What you have to do
Nothing beyond the line containing "which='both', direction='out', right=False)" is to be printed; print exactly each line from the start of the records below through that line, leaving out pictures.

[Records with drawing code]
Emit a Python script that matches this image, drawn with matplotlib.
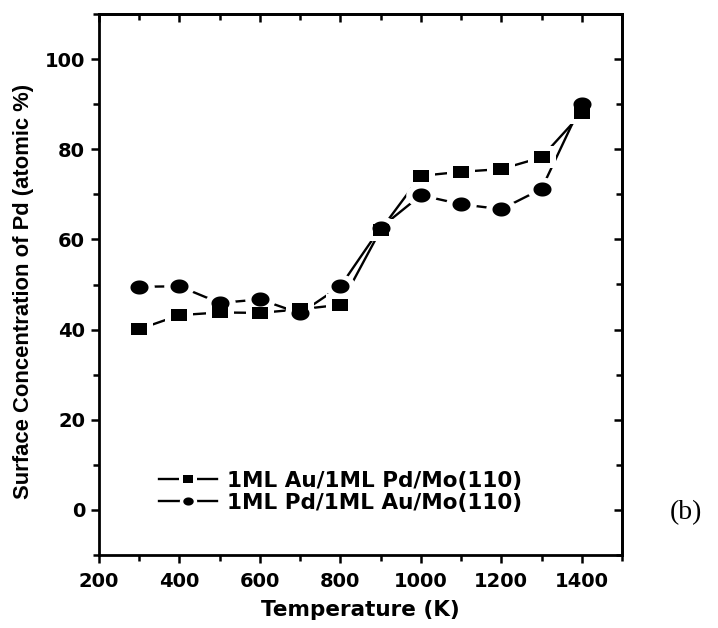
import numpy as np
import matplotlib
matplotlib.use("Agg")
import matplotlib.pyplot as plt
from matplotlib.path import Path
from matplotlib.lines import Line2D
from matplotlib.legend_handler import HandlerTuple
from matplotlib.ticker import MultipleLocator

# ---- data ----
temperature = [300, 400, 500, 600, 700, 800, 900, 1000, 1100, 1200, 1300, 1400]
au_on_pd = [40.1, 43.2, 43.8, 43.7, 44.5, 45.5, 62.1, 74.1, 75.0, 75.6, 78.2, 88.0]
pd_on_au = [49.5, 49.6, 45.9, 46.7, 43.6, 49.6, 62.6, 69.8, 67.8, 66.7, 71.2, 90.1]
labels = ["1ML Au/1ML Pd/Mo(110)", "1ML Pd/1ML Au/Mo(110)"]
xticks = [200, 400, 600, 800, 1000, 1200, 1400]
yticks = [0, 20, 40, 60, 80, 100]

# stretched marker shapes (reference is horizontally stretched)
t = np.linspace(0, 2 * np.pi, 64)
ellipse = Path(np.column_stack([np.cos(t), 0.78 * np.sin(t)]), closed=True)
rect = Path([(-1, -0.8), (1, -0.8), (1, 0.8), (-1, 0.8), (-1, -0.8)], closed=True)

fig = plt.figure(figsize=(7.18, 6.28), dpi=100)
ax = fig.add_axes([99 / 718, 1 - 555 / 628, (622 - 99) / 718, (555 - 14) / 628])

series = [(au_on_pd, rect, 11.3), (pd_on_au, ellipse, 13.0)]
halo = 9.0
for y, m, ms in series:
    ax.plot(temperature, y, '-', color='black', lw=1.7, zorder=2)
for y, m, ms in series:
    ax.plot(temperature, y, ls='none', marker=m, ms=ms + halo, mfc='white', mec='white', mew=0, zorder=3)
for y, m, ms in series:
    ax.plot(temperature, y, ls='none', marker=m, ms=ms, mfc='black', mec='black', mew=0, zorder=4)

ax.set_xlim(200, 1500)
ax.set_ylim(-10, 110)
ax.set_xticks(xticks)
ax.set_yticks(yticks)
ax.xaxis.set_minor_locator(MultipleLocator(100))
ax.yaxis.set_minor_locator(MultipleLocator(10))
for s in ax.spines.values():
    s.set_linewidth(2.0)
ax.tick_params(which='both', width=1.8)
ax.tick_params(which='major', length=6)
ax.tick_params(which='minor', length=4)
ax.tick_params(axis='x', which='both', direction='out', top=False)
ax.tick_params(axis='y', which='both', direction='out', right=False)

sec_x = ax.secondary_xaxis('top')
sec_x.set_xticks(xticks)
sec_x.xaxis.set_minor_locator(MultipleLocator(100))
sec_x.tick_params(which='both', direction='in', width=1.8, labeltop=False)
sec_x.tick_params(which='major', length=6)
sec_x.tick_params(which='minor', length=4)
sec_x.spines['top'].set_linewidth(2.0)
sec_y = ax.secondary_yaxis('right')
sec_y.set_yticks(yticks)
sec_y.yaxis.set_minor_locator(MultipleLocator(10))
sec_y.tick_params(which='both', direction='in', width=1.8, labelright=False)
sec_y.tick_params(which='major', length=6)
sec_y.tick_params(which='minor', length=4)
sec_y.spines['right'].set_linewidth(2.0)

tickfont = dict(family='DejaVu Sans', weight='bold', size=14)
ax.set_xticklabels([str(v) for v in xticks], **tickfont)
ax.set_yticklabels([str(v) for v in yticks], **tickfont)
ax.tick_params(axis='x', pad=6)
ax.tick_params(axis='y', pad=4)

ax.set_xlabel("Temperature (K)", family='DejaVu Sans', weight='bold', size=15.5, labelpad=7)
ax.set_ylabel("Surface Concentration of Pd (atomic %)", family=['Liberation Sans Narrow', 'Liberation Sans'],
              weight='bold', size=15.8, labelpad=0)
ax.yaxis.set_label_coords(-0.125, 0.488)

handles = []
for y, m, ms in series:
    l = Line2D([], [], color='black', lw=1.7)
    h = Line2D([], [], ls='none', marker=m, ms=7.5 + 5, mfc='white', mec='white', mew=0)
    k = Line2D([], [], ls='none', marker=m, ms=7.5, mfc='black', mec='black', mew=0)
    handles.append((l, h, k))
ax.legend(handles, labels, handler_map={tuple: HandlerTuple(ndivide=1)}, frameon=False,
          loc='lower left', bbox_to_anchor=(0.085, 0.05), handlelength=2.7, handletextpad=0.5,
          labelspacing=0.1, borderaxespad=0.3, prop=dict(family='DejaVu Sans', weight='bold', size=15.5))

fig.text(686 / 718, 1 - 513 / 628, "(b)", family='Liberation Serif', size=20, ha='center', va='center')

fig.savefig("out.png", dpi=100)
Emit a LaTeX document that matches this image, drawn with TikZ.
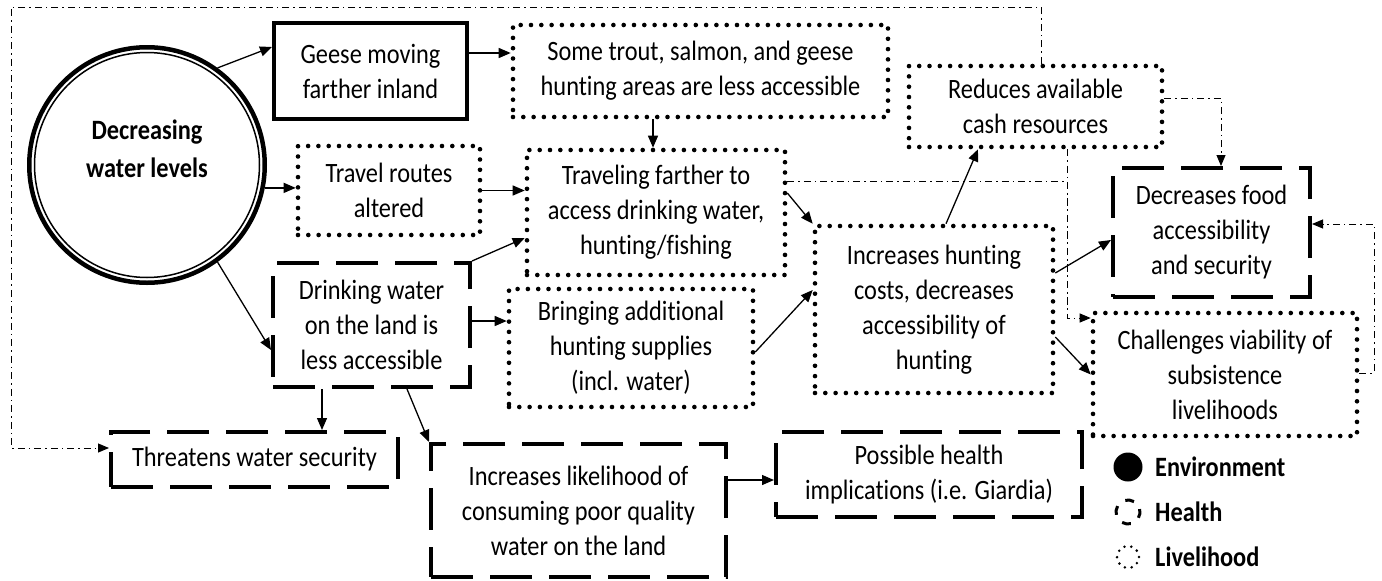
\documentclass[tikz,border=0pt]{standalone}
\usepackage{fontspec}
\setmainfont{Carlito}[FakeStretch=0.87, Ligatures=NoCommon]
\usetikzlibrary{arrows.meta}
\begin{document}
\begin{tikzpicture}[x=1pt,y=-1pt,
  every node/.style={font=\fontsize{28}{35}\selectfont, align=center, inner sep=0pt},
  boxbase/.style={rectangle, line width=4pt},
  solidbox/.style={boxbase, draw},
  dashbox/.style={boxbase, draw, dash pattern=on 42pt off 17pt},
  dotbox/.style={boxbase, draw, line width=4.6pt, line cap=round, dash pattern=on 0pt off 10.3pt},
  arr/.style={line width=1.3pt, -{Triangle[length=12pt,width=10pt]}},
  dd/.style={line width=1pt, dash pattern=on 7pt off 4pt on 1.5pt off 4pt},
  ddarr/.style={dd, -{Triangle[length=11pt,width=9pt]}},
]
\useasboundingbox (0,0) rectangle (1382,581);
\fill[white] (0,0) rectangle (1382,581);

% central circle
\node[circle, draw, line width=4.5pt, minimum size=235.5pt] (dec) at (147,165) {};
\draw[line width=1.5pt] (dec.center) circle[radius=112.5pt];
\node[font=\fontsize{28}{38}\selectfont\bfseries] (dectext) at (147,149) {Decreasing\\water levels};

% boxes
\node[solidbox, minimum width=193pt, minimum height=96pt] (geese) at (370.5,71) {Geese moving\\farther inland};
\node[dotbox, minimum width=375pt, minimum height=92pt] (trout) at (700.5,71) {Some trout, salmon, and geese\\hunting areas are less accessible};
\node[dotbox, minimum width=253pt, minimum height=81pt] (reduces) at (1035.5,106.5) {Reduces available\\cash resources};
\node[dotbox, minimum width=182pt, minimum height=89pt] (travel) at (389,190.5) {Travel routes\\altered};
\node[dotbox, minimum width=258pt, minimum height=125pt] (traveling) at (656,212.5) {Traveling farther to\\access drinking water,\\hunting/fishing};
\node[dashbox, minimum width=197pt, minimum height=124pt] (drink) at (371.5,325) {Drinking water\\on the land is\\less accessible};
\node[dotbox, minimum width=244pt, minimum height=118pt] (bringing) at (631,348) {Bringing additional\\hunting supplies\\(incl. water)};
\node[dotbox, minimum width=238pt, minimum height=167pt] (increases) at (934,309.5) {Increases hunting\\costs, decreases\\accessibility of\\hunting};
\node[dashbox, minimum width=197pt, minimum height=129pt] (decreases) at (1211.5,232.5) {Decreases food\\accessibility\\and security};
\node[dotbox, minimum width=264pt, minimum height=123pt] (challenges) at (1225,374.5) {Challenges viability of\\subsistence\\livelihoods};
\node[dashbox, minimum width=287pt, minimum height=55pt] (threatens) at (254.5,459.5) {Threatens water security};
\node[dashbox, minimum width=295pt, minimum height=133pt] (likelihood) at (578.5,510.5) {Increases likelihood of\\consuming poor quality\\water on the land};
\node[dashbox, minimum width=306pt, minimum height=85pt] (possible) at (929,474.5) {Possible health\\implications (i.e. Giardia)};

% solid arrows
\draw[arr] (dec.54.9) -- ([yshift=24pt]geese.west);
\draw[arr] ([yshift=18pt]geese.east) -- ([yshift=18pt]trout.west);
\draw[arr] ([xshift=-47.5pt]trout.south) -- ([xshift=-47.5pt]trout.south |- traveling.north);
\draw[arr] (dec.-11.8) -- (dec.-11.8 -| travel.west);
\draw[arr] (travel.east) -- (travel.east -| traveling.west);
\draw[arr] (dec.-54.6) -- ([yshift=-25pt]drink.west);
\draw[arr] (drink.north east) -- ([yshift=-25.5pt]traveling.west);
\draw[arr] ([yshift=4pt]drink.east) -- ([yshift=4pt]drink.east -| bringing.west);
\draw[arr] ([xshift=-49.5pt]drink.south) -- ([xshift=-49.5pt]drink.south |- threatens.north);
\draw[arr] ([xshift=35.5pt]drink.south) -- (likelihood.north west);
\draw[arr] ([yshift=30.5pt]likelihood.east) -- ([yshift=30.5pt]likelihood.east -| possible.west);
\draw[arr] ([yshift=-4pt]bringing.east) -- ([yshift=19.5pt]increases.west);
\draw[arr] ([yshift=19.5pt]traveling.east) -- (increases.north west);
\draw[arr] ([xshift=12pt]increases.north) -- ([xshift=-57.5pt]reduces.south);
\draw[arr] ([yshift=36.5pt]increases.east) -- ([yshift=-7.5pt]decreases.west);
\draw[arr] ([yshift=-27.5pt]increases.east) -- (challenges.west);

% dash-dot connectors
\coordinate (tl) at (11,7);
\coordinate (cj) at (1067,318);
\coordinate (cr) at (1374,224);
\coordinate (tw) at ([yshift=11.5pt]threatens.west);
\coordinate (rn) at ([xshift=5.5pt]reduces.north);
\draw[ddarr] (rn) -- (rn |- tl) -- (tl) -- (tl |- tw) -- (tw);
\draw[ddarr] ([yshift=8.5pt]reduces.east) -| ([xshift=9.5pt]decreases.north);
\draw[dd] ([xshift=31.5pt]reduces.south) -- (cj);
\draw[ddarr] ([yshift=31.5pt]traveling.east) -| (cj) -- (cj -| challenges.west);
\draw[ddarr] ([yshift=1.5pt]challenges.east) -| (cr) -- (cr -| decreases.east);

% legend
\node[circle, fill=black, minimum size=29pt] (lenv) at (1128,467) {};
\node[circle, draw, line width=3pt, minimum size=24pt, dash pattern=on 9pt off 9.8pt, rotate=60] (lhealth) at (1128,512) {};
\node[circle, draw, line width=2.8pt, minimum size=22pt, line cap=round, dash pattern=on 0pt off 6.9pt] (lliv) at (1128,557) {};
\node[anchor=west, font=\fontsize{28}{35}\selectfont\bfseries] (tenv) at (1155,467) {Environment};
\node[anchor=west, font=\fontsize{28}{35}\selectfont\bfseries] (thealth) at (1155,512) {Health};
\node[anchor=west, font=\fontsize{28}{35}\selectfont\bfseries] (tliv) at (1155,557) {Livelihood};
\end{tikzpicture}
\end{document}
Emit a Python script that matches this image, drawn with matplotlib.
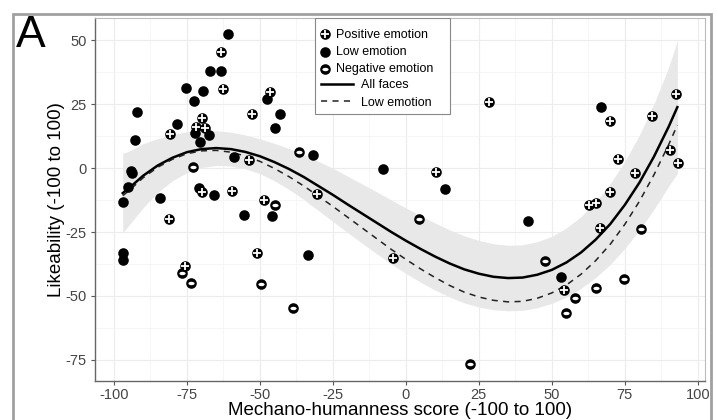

Exercise output
Emit a Python script that matches this image, drawn with matplotlib.
import numpy as np
import matplotlib
matplotlib.use("Agg")
import matplotlib.pyplot as plt
from matplotlib.path import Path
from matplotlib.lines import Line2D
from matplotlib.legend_handler import HandlerTuple
from matplotlib.ticker import MultipleLocator

# ---- data ----
temperature = [300, 400, 500, 600, 700, 800, 900, 1000, 1100, 1200, 1300, 1400]
au_on_pd = [40.1, 43.2, 43.8, 43.7, 44.5, 45.5, 62.1, 74.1, 75.0, 75.6, 78.2, 88.0]
pd_on_au = [49.5, 49.6, 45.9, 46.7, 43.6, 49.6, 62.6, 69.8, 67.8, 66.7, 71.2, 90.1]
labels = ["1ML Au/1ML Pd/Mo(110)", "1ML Pd/1ML Au/Mo(110)"]
xticks = [200, 400, 600, 800, 1000, 1200, 1400]
yticks = [0, 20, 40, 60, 80, 100]

# stretched marker shapes (reference is horizontally stretched)
t = np.linspace(0, 2 * np.pi, 64)
ellipse = Path(np.column_stack([np.cos(t), 0.78 * np.sin(t)]), closed=True)
rect = Path([(-1, -0.8), (1, -0.8), (1, 0.8), (-1, 0.8), (-1, -0.8)], closed=True)

fig = plt.figure(figsize=(7.18, 6.28), dpi=100)
ax = fig.add_axes([99 / 718, 1 - 555 / 628, (622 - 99) / 718, (555 - 14) / 628])

series = [(au_on_pd, rect, 11.3), (pd_on_au, ellipse, 13.0)]
halo = 9.0
for y, m, ms in series:
    ax.plot(temperature, y, '-', color='black', lw=1.7, zorder=2)
for y, m, ms in series:
    ax.plot(temperature, y, ls='none', marker=m, ms=ms + halo, mfc='white', mec='white', mew=0, zorder=3)
for y, m, ms in series:
    ax.plot(temperature, y, ls='none', marker=m, ms=ms, mfc='black', mec='black', mew=0, zorder=4)

ax.set_xlim(200, 1500)
ax.set_ylim(-10, 110)
ax.set_xticks(xticks)
ax.set_yticks(yticks)
ax.xaxis.set_minor_locator(MultipleLocator(100))
ax.yaxis.set_minor_locator(MultipleLocator(10))
for s in ax.spines.values():
    s.set_linewidth(2.0)
ax.tick_params(which='both', width=1.8)
ax.tick_params(which='major', length=6)
ax.tick_params(which='minor', length=4)
ax.tick_params(axis='x', which='both', direction='out', top=False)
ax.tick_params(axis='y', which='both', direction='out', right=False)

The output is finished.